We are planning to make a job offer to a very strong candidate. Of course, salary is negotiable, but what about other things that a candidate wants to negotiate — especially those things listed in our employee handbook, such as vacation time, benefits, telecommuting privileges, dress code, etc.? And what about parking or where the cubicle or office would be?
In theory, everything is negotiable. In practice, the salary is the easiest thing to negotiate. Social taboos around salary discussion make it easy — it’s unlikely people will find out that the new hire earns more than they do. (Of course, it’s illegal for you to forbid discussion, but most people don’t share their salaries with coworkers.) I’m a fan of salary transparency, but I understand that most of the world isn’t. So, it’s pretty easy to negotiate up a couple of thousand dollars, but that other stuff? That’s visible.

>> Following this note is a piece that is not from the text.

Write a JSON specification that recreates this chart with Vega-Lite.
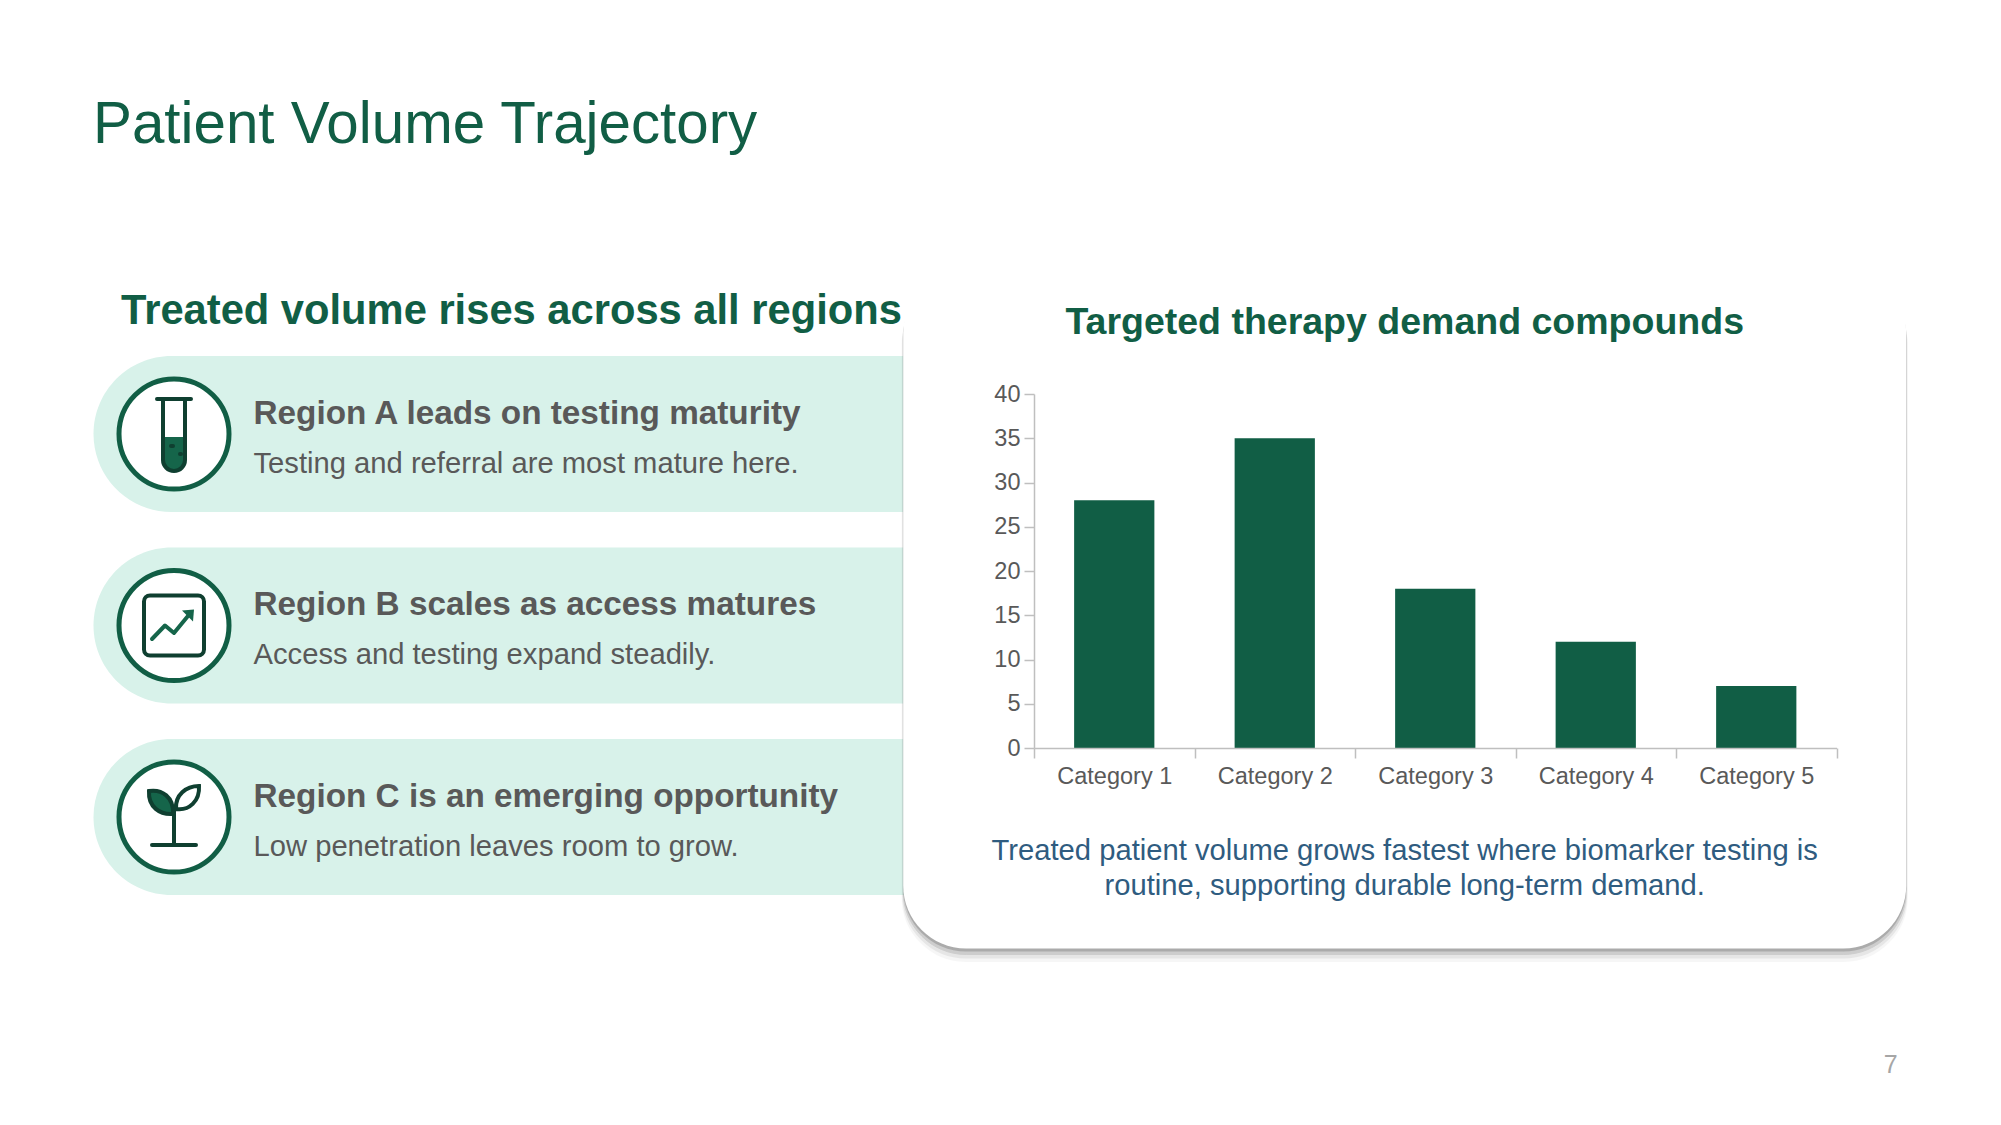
{
  "$schema": "https://vega.github.io/schema/vega-lite/v6.json",
  "width": 802.5,
  "height": 354,
  "autosize": "none",
  "padding": {"left": 1034, "top": 394, "right": 164.5, "bottom": 377},
  "background": "white",
  "config": {"view": {"stroke": null}, "text": {"font": "Liberation Sans"}},
  "datasets": {
    "regions": [
      {"region": "Region A", "heading": "Region A leads on testing maturity", "detail": "Testing and referral are most mature here."},
      {"region": "Region B", "heading": "Region B scales as access matures", "detail": "Access and testing expand steadily."},
      {"region": "Region C", "heading": "Region C is an emerging opportunity", "detail": "Low penetration leaves room to grow."}
    ],
    "demand": [
      {"category": "Category 1", "value": 28},
      {"category": "Category 2", "value": 35},
      {"category": "Category 3", "value": 18},
      {"category": "Category 4", "value": 12},
      {"category": "Category 5", "value": 7}
    ]
  },
  "layer": [
    {
      "data": {"name": "regions"},
      "mark": {"type": "rect", "fill": "#d8f2ea", "cornerRadiusTopLeft": 78, "cornerRadiusBottomLeft": 78},
      "encoding": {
        "x": {"datum": "pill", "type": "nominal", "axis": null, "scale": {"type": "band", "range": [-940.5, -37], "paddingInner": 0, "paddingOuter": 0}},
        "y": {"field": "region", "type": "nominal", "axis": null, "scale": {"type": "band", "range": [-38, 501], "paddingInner": 0.1854, "paddingOuter": 0}}
      }
    },
    {
      "data": {"values": [{"panel": "card"}]},
      "encoding": {
        "x": {"field": "panel", "type": "nominal", "axis": null, "scale": {"type": "band", "range": [-130.8, 872.2], "paddingInner": 0, "paddingOuter": 0}},
        "y": {"field": "panel", "type": "nominal", "axis": null, "scale": {"type": "band", "range": [-124, 554.5], "paddingInner": 0, "paddingOuter": 0}}
      },
      "layer": [
        {"mark": {"type": "rect", "cornerRadius": 63, "fill": "#777777", "opacity": 0.06, "yOffset": 12, "stroke": "#777777", "strokeWidth": 3}},
        {"mark": {"type": "rect", "cornerRadius": 63, "fill": "#777777", "opacity": 0.12, "yOffset": 9, "stroke": "#777777", "strokeWidth": 2}},
        {"mark": {"type": "rect", "cornerRadius": 63, "fill": "#777777", "opacity": 0.22, "yOffset": 6, "stroke": "#777777", "strokeWidth": 1}},
        {"mark": {"type": "rect", "cornerRadius": 63, "fill": "#777777", "opacity": 0.4, "yOffset": 3}},
        {"mark": {"type": "rect", "cornerRadius": 63, "fill": "white"}}
      ]
    },
    {
      "data": {"name": "demand"},
      "mark": {"type": "bar", "fill": "#115e45", "width": {"band": 0.5}},
      "encoding": {
        "x": {
          "field": "category",
          "type": "nominal",
          "title": null,
          "scale": {"paddingInner": 0, "paddingOuter": 0},
          "axis": {"zindex": 1, "labelAngle": 0, "tickBand": "extent", "labelFontSize": 23.5, "labelFont": "Liberation Sans", "labelColor": "#595959", "labelPadding": 6, "tickSize": 10, "tickColor": "#bfbfbf", "domainColor": "#bfbfbf", "tickWidth": 1.5, "domainWidth": 1.5, "grid": false}
        },
        "y": {
          "field": "value",
          "type": "quantitative",
          "title": null,
          "scale": {"domain": [0, 40]},
          "axis": {"zindex": 1, "values": [0, 5, 10, 15, 20, 25, 30, 35, 40], "labelFontSize": 23.5, "labelFont": "Liberation Sans", "labelColor": "#595959", "labelPadding": 4, "tickSize": 10, "tickColor": "#bfbfbf", "domainColor": "#bfbfbf", "tickWidth": 1.5, "domainWidth": 1.5, "grid": false}
        }
      }
    },
    {
      "data": {"name": "regions"},
      "mark": {"type": "point", "shape": "circle", "size": 12100, "fill": "white", "stroke": "#115e45", "strokeWidth": 5, "filled": false, "opacity": 1},
      "encoding": {
        "x": {"field": "region", "type": "nominal", "axis": null, "scale": {"type": "point", "range": [-860, -860]}},
        "y": {"field": "region", "type": "nominal", "axis": null, "scale": {"type": "point", "range": [40, 423], "padding": 0}}
      }
    },
    {
      "data": {"name": "regions"},
      "mark": {"type": "point", "size": 4, "filled": true, "fill": "#15654a", "strokeWidth": 0, "opacity": 1},
      "encoding": {
        "x": {"field": "region", "type": "nominal", "axis": null, "scale": {"type": "point", "range": [-860, -860]}},
        "y": {"field": "region", "type": "nominal", "axis": null, "scale": {"type": "point", "range": [40, 423], "padding": 0}},
        "shape": {
          "field": "region",
          "type": "nominal",
          "legend": null,
          "scale": {"range": [
            "M-10,3 H10 V26 A10,10 0 0 1 -10,26 Z",
            "M8,-15 L20,-16 L19,-4 Z",
            "M-25,-26 C-12,-28 0,-20 -1,-3 C-14,-2 -26,-10 -25,-26 Z"
          ]}
        }
      }
    },
    {
      "data": {"name": "regions"},
      "mark": {"type": "point", "size": 4, "filled": false, "stroke": "#0f3f30", "strokeWidth": 4, "strokeCap": "round", "opacity": 1},
      "encoding": {
        "x": {"field": "region", "type": "nominal", "axis": null, "scale": {"type": "point", "range": [-860, -860]}},
        "y": {"field": "region", "type": "nominal", "axis": null, "scale": {"type": "point", "range": [40, 423], "padding": 0}},
        "shape": {
          "field": "region",
          "type": "nominal",
          "legend": null,
          "scale": {"range": [
            "M-17,-35 H17 M-11,-35 V26 A11,11 0 0 0 11,26 V-35 M-3,12 h2 M6,20 h1",
            "M-24,-30 H24 A6,6 0 0 1 30,-24 V24 A6,6 0 0 1 24,30 H-24 A6,6 0 0 1 -30,24 V-24 A6,6 0 0 1 -24,-30 Z",
            "M-22,28 H22 M0,28 V-8 M-25,-26 C-12,-28 0,-20 -1,-3 C-14,-2 -26,-10 -25,-26 Z M25,-31 C12,-31 1,-22 2,-8 C15,-6 26,-16 25,-31 Z"
          ]}
        }
      }
    },
    {
      "data": {"name": "regions"},
      "mark": {"type": "point", "size": 4, "filled": false, "stroke": "#15654a", "strokeWidth": 4, "strokeCap": "round", "strokeJoin": "round", "opacity": 1},
      "encoding": {
        "x": {"field": "region", "type": "nominal", "axis": null, "scale": {"type": "point", "range": [-860, -860]}},
        "y": {"field": "region", "type": "nominal", "axis": null, "scale": {"type": "point", "range": [40, 423], "padding": 0}},
        "shape": {
          "field": "region",
          "type": "nominal",
          "legend": null,
          "scale": {"range": ["M0,0", "M-22,13.5 L-9,0 L0,7.5 L16,-12", "M0,0"]}
        }
      }
    },
    {
      "data": {"name": "regions"},
      "mark": {"type": "text", "align": "left", "baseline": "alphabetic", "fontSize": 33.3, "fontWeight": "bold", "fill": "#595959"},
      "encoding": {
        "text": {"field": "heading"},
        "x": {"field": "region", "type": "nominal", "axis": null, "scale": {"type": "point", "range": [-780.5, -780.5]}},
        "y": {"field": "region", "type": "nominal", "axis": null, "scale": {"type": "point", "range": [29.5, 412.5], "padding": 0}}
      }
    },
    {
      "data": {"name": "regions"},
      "mark": {"type": "text", "align": "left", "baseline": "alphabetic", "fontSize": 29.2, "fill": "#595959"},
      "encoding": {
        "text": {"field": "detail"},
        "x": {"field": "region", "type": "nominal", "axis": null, "scale": {"type": "point", "range": [-780.5, -780.5]}},
        "y": {"field": "region", "type": "nominal", "axis": null, "scale": {"type": "point", "range": [78.5, 461.5], "padding": 0}}
      }
    },
    {
      "data": {"values": [{"label": "Patient Volume Trajectory"}]},
      "mark": {"type": "text", "align": "left", "baseline": "alphabetic", "fontSize": 58.3, "fill": "#115e45"},
      "encoding": {
        "text": {"field": "label"},
        "x": {"field": "label", "type": "nominal", "axis": null, "scale": {"type": "point", "range": [-941, -941]}},
        "y": {"field": "label", "type": "nominal", "axis": null, "scale": {"type": "point", "range": [-251.5, -251.5]}}
      }
    },
    {
      "data": {"values": [{"label": "Treated volume rises across all regions"}]},
      "mark": {"type": "text", "align": "left", "baseline": "alphabetic", "fontSize": 41.7, "fontWeight": "bold", "fill": "#115e45"},
      "encoding": {
        "text": {"field": "label"},
        "x": {"field": "label", "type": "nominal", "axis": null, "scale": {"type": "point", "range": [-913, -913]}},
        "y": {"field": "label", "type": "nominal", "axis": null, "scale": {"type": "point", "range": [-70.5, -70.5]}}
      }
    },
    {
      "data": {"values": [{"label": "Targeted therapy demand compounds"}]},
      "mark": {"type": "text", "align": "center", "baseline": "alphabetic", "fontSize": 37.5, "fontWeight": "bold", "fill": "#115e45"},
      "encoding": {
        "text": {"field": "label"},
        "x": {"field": "label", "type": "nominal", "axis": null, "scale": {"type": "point", "range": [370.7, 370.7]}},
        "y": {"field": "label", "type": "nominal", "axis": null, "scale": {"type": "point", "range": [-60, -60]}}
      }
    },
    {
      "data": {"values": [
        {"label": "Treated patient volume grows fastest where biomarker testing is"},
        {"label": "routine, supporting durable long-term demand."}
      ]},
      "mark": {"type": "text", "align": "center", "baseline": "alphabetic", "fontSize": 29.2, "fill": "#2f5c80"},
      "encoding": {
        "text": {"field": "label"},
        "x": {"field": "label", "type": "nominal", "axis": null, "scale": {"type": "point", "range": [370.7, 370.7]}},
        "y": {"field": "label", "type": "nominal", "axis": null, "sort": null, "scale": {"type": "point", "range": [466, 501], "padding": 0}}
      }
    },
    {
      "data": {"values": [{"label": "7"}]},
      "mark": {"type": "text", "align": "center", "baseline": "alphabetic", "fontSize": 25, "fill": "#a6a6a6"},
      "encoding": {
        "text": {"field": "label"},
        "x": {"field": "label", "type": "nominal", "axis": null, "scale": {"type": "point", "range": [856.7, 856.7]}},
        "y": {"field": "label", "type": "nominal", "axis": null, "scale": {"type": "point", "range": [678.5, 678.5]}}
      }
    }
  ],
  "resolve": {"scale": {"x": "independent", "y": "independent", "shape": "independent"}}
}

There’s always someone in the office counting the number of vacation days each person takes, which makes extra paid vacation days a tricky thing to offer. The dress code needs to be the same for all similar functions. Warehouse people need to wear closed-toed shoes and office staff doesn’t, but you don’t negotiate with Jane that she can wear T-shirts with political slogans while the rest of the staff has to wear button-down shirts.
Before we talk about negotiations, there are two critical questions.
What would happen if other employees found out the new hire has this exception?
If you’re hiring a new CEO, the sky’s the limit. Everyone knows that CEOs get fantastic perks like parking places, better vacation time and even better health care. Heck, the term “corner office” is a colloquialism for senior management. No one will push back if this is the case.
If you’re hiring an entry-level person and offering more vacation than their manager, you’ll never hear the end of it. OK, you probably will hear the end of it — when everyone else quits.
Telecommuting is dependent on the job. Offering that as a perk makes sense for some positions but not for others. People will understand the maintenance folks need to be where the equipment is, while the finance person can work from home three days a week.
People with similar jobs will ask why they don’t get that perk. “John has worked remotely for six years and has a proven track record doing that, so we will continue to let him do that,” is a reasonable response. “Because he asked” is not a reasonable response unless you are willing to say yes to everyone who asks.
Why doesn’t this benefit or perk already exist for all of your employees?
When you hire people, you need to offer market rates for salaries and benefits. Those things are never static. If it’s challenging to land a new hire with only 10 days of paid time off, you need to start offering 15 days, and give it to everyone.
It may be too expensive, you say, to do such a thing. But if you treat your new hires better than your current employees, your current employees will leave. You may think you will save money by giving these perks only to the new people, but you won’t. If your current employees quit, you’ll have to replace them offering the latest salaries with the fancier perks. And don’t forget about the costs of recruiting and training! You’ll lose money in the long run.
Employees who want and are capable of working from home should have that option. If your health insurance stinks, look to improve it for everyone, not just the new hires. Things like parking spaces and premium office space are different — you don’t want to hire a valet so everyone can pull up right in front of the building.
There are plenty of reasons to give someone a better parking space; certainly if they have a disability, but that’s not a perk, it’s a reasonable accommodation. Another logical reason to prioritize parking is if the new employee has to work later or come in earlier than everyone else. If it’s dark and spooky when the new employee will come in at 4:30 a.m., then the employee gets the closest parking space.
But you’ve thought through this and still want to offer extra perks to the candidate. Why? What makes this candidate more deserving than your current employees? Is this candidate willing to do a trade-off — a smaller salary for the ability to work from home, for instance? If not, what you’ll end up with is a disgruntled staff and an entitled new hire. This is not the best solution.
So, either tell new candidates, “This is what we have to offer,” or change your policies to create a better environment for everyone. That makes you a better employer, and better employers find better candidates. There’s no downside.